Since the trial court made no finding under Rule 54(b) that there was no just reason for delay, we must determine if plaintiffs had the statutory right of appeal under G.S. 1-277 and G.S. 7A-27(d) because a substantial right is involved. We conclude that there is no substantial right involved and that the appeal is premature.
In their first two claims for relief, plaintiffs allege that defendants Schroader, lessees, agreed to pay plaintiffs for their leasehold improvements, and that the release was executed and delivered to defendants Holcombe and Waldrop, lessors, without the knowledge and consent of plaintiffs, and that said defendants relying on said release fraudulently entered into a direct sublease with defendants Schroader with intent to defraud the plaintiffs. The third claim for relief against defendant Winner for malpractice was in the alternative, “if and in the event the Court should find that the plaintiffs should not recover and shall not recover *357under its claims for relief set forth under One and Two above . . .
Since plaintiffs seek to recover against defendant Winner only if they are unable to recover against the other defendants on their primary claims, the primary claims must first be determined. Only if the court determines that plaintiffs cannot recover on their primary claims can plaintiffs’ right to recover from defendant Winner be affected by the summary judgment for Winner. If the plaintiffs should recover against the other defendants on either one or both of the primary claims, plaintiffs under the pleadings could not and do not seek to recover against defendant Winner for malpractice.
The summary judgment is not appealable on the theory that it affects a substantial right of the plaintiffs and will work injury to plaintiffs if not corrected before a trial and appeal from final judgment on the primary claims. If the summary judgment for defendant Winner is in error, plaintiffs can preserve their right to complain of the error by a duly entered exception, and may appeal after adverse judgment on the primary claims. If plaintiffs should recover against the other defendants on their primary claims, there would be no basis for an appeal from the summary judgment against defendant Winner; if plaintiffs do not recover on their primary claims, they may then appeal from the summary judgment.
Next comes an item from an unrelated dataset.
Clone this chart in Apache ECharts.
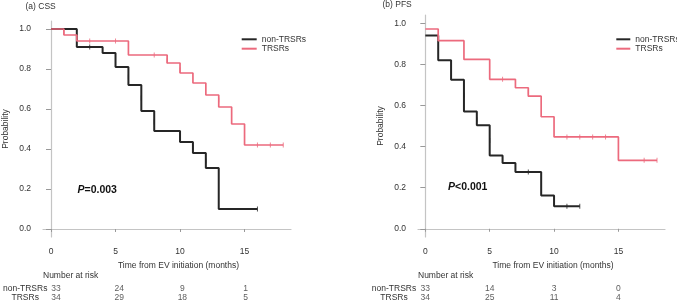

See Industries, Inc. v. Insurance Co., 296 N.C. 486, 251 S.E. 2d 443 (1979).
The courts do not favor a piecemeal appeal in a Rule 54(b) situation. See W. Shuford, N.C. Civil Practice and Procedure § 54-5 (1975). But the appeal from the summary judgment in this case is also objectionable in that, though on its face a final judgment, it is actually a conditional one that would adversely affect the plaintiffs only if and when it is determined that they cannot recover on their primary claims. At this stage of the proceeding the appeal is premature, and this Court, if it now entertained the appeal, would be giving an advisory opinion on a matter that will not be in controversy if subsequently plaintiffs do recover on their primary claims. The summary judgment is not final but interlocutory because further judicial action is necessary in order fully and finally to settle the rights.of the parties. An order is interlocutory “if it does not determine the issues but directs some *358further proceeding preliminary to final decree.” Greene v. Laboratories, Inc., 254 N.C. 680, 693, 120 S.E. 2d 82, 91 (1961).
The appeal from the summary judgment is in violation of G.S. 1-277 and G.S. 7A-27 which prohibits appeal from an interlocutory order and also in violation of G.S. 1A-1, Rule 54(b) which prohibits appeal from a judgment which adjudicates fewer than all of multiple claims, it appearing that plaintiffs are not now deprived of a substantial right. The reason for these statutes and rules is “to prevent fragmentary, premature and unnecessary appeals by permitting the trial divisions to have done with a case fully and finally before it is presented to the appellate division.” Waters v. Personnel, Inc., 294 N.C. 200, 207, 240 S.E. 2d 338, 343 (1978).
The appeal is
Judges MARTIN (Robert M.) and WELLS concur.